Required task
Exactly as written, retype the listing below, omitting the pictures.

Raw data
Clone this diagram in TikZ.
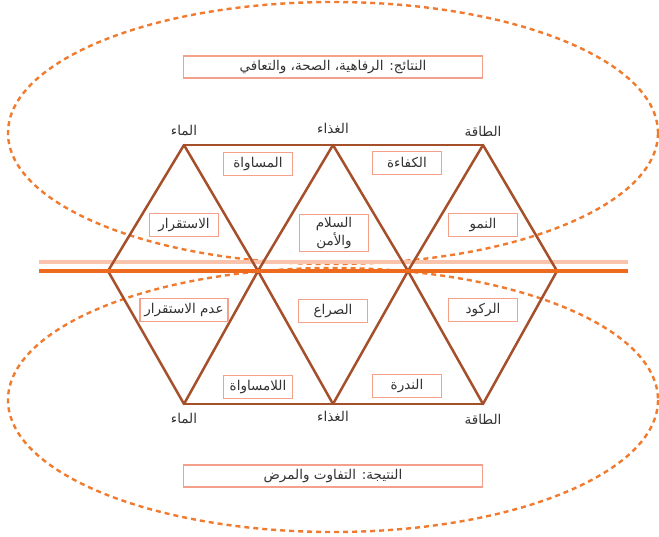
\documentclass[tikz,border=0pt]{standalone}
\usepackage{fontspec}
\newfontfamily\arabicfont[Script=Arabic]{DejaVu Sans}
\TeXXeTstate=1
\definecolor{brownline}{HTML}{A5502A}
\definecolor{dashorange}{HTML}{F07A2D}
\definecolor{lightline}{HTML}{FAC4AC}
\definecolor{orangeline}{HTML}{EE6A1E}
\definecolor{boxline}{HTML}{F4A08A}
\definecolor{txt}{HTML}{333333}
\tikzset{
  ell/.style={draw=dashorange, line width=2.4pt, dash pattern=on 5pt off 4pt},
  tri/.style={draw=brownline, line width=2.5pt, line join=round},
  lbox/.style={draw=boxline, line width=1.3pt, fill=white, minimum width=69pt, minimum height=23pt, inner sep=0pt, text=txt, font=\arabicfont\fontsize{13.5}{15}\selectfont, align=center},
  wbox/.style={lbox, minimum width=299pt, minimum height=22pt},
  vlabel/.style={text=txt, font=\arabicfont\fontsize{13.5}{15}\selectfont, inner sep=0pt}
}
\begin{document}
\begin{tikzpicture}[x=1pt,y=-1pt]
\useasboundingbox (0,0) rectangle (659,537);
% ellipses
\draw[ell] (333,133) ellipse [x radius=325, y radius=131];
\draw[ell] (333,400) ellipse [x radius=325, y radius=132];
% light line
\coordinate (la) at (39,262);
\coordinate (lb) at (628,262);
\draw[lightline, line width=3.5pt] (la) -- (lb);
% vertices
\coordinate (t1) at (184,145);
\coordinate (t2) at (333,145);
\coordinate (t3) at (483,145);
\coordinate (b0) at (108,271);
\coordinate (b1) at (258,271);
\coordinate (b2) at (408,271);
\coordinate (b3) at (557,271);
\coordinate (d1) at (184,404);
\coordinate (d2) at (333,404);
\coordinate (d3) at (483,404);
% triangles
\draw[tri] (b0) -- (t1) -- (b1) -- (t2) -- (b2) -- (t3) -- (b3);
\draw[tri] (t1) -- (t3);
\draw[tri] (b0) -- (d1) -- (b1) -- (d2) -- (b2) -- (d3) -- (b3);
\draw[tri] (d1) -- (d3);
% orange line
\coordinate (oa) at (39,271);
\coordinate (ob) at (628,271);
\draw[orangeline, line width=3.5pt] (oa) -- (ob);
% vertex labels
\node[vlabel] (lt1) at (184,131) {\beginR الماء\endR};
\node[vlabel] (lt2) at (333,128) {\beginR الغذاء\endR};
\node[vlabel] (lt3) at (483,131) {\beginR الطاقة\endR};
\node[vlabel] (ld1) at (184,419) {\beginR الماء\endR};
\node[vlabel] (ld2) at (333,416) {\beginR الغذاء\endR};
\node[vlabel] (ld3) at (483,419) {\beginR الطاقة\endR};
% boxes
\node[wbox] (top) at (333,67) {\beginR النتائج: الرفاهية، الصحة، والتعافي\endR};
\node[wbox] (bottom) at (333,476) {\beginR النتيجة: التفاوت والمرض\endR};
\node[lbox] (eq) at (258,164) {\beginR المساواة\endR};
\node[lbox] (eff) at (407,163) {\beginR الكفاءة\endR};
\node[lbox] (stab) at (184,225) {\beginR الاستقرار\endR};
\node[lbox, minimum height=37pt] (peace) at (334,233) {\beginR السلام\endR\\\beginR والأمن\endR};
\node[lbox] (grow) at (483,225) {\beginR النمو\endR};
\node[lbox, minimum width=88pt] (instab) at (184,310) {\beginR عدم الاستقرار\endR};
\node[lbox] (conf) at (333,311) {\beginR الصراع\endR};
\node[lbox] (stag) at (483,310) {\beginR الركود\endR};
\node[lbox] (ineq) at (258,387) {\beginR اللامساواة\endR};
\node[lbox] (scar) at (407,386) {\beginR الندرة\endR};
\end{tikzpicture}
\end{document}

Written answer
Clone this diagram in TikZ.
\documentclass[tikz,border=0pt]{standalone}
\usepackage{fontspec}
\newfontfamily\arabicfont[Script=Arabic]{DejaVu Sans}
\TeXXeTstate=1
\definecolor{brownline}{HTML}{A5502A}
\definecolor{dashorange}{HTML}{F07A2D}
\definecolor{lightline}{HTML}{FAC4AC}
\definecolor{orangeline}{HTML}{EE6A1E}
\definecolor{boxline}{HTML}{F4A08A}
\definecolor{txt}{HTML}{333333}
\tikzset{
  ell/.style={draw=dashorange, line width=2.4pt, dash pattern=on 5pt off 4pt},
  tri/.style={draw=brownline, line width=2.5pt, line join=round},
  lbox/.style={draw=boxline, line width=1.3pt, fill=white, minimum width=69pt, minimum height=23pt, inner sep=0pt, text=txt, font=\arabicfont\fontsize{13.5}{15}\selectfont, align=center},
  wbox/.style={lbox, minimum width=299pt, minimum height=22pt},
  vlabel/.style={text=txt, font=\arabicfont\fontsize{13.5}{15}\selectfont, inner sep=0pt}
}
\begin{document}
\begin{tikzpicture}[x=1pt,y=-1pt]
\useasboundingbox (0,0) rectangle (659,537);
% ellipses
\draw[ell] (333,133) ellipse [x radius=325, y radius=131];
\draw[ell] (333,400) ellipse [x radius=325, y radius=132];
% light line
\coordinate (la) at (39,262);
\coordinate (lb) at (628,262);
\draw[lightline, line width=3.5pt] (la) -- (lb);
% vertices
\coordinate (t1) at (184,145);
\coordinate (t2) at (333,145);
\coordinate (t3) at (483,145);
\coordinate (b0) at (108,271);
\coordinate (b1) at (258,271);
\coordinate (b2) at (408,271);
\coordinate (b3) at (557,271);
\coordinate (d1) at (184,404);
\coordinate (d2) at (333,404);
\coordinate (d3) at (483,404);
% triangles
\draw[tri] (b0) -- (t1) -- (b1) -- (t2) -- (b2) -- (t3) -- (b3);
\draw[tri] (t1) -- (t3);
\draw[tri] (b0) -- (d1) -- (b1) -- (d2) -- (b2) -- (d3) -- (b3);
\draw[tri] (d1) -- (d3);
% orange line
\coordinate (oa) at (39,271);
\coordinate (ob) at (628,271);
\draw[orangeline, line width=3.5pt] (oa) -- (ob);
% vertex labels
\node[vlabel] (lt1) at (184,131) {\beginR الماء\endR};
\node[vlabel] (lt2) at (333,128) {\beginR الغذاء\endR};
\node[vlabel] (lt3) at (483,131) {\beginR الطاقة\endR};
\node[vlabel] (ld1) at (184,419) {\beginR الماء\endR};
\node[vlabel] (ld2) at (333,416) {\beginR الغذاء\endR};
\node[vlabel] (ld3) at (483,419) {\beginR الطاقة\endR};
% boxes
\node[wbox] (top) at (333,67) {\beginR النتائج: الرفاهية، الصحة، والتعافي\endR};
\node[wbox] (bottom) at (333,476) {\beginR النتيجة: التفاوت والمرض\endR};
\node[lbox] (eq) at (258,164) {\beginR المساواة\endR};
\node[lbox] (eff) at (407,163) {\beginR الكفاءة\endR};
\node[lbox] (stab) at (184,225) {\beginR الاستقرار\endR};
\node[lbox, minimum height=37pt] (peace) at (334,233) {\beginR السلام\endR\\\beginR والأمن\endR};
\node[lbox] (grow) at (483,225) {\beginR النمو\endR};
\node[lbox, minimum width=88pt] (instab) at (184,310) {\beginR عدم الاستقرار\endR};
\node[lbox] (conf) at (333,311) {\beginR الصراع\endR};
\node[lbox] (stag) at (483,310) {\beginR الركود\endR};
\node[lbox] (ineq) at (258,387) {\beginR اللامساواة\endR};
\node[lbox] (scar) at (407,386) {\beginR الندرة\endR};
\end{tikzpicture}
\end{document}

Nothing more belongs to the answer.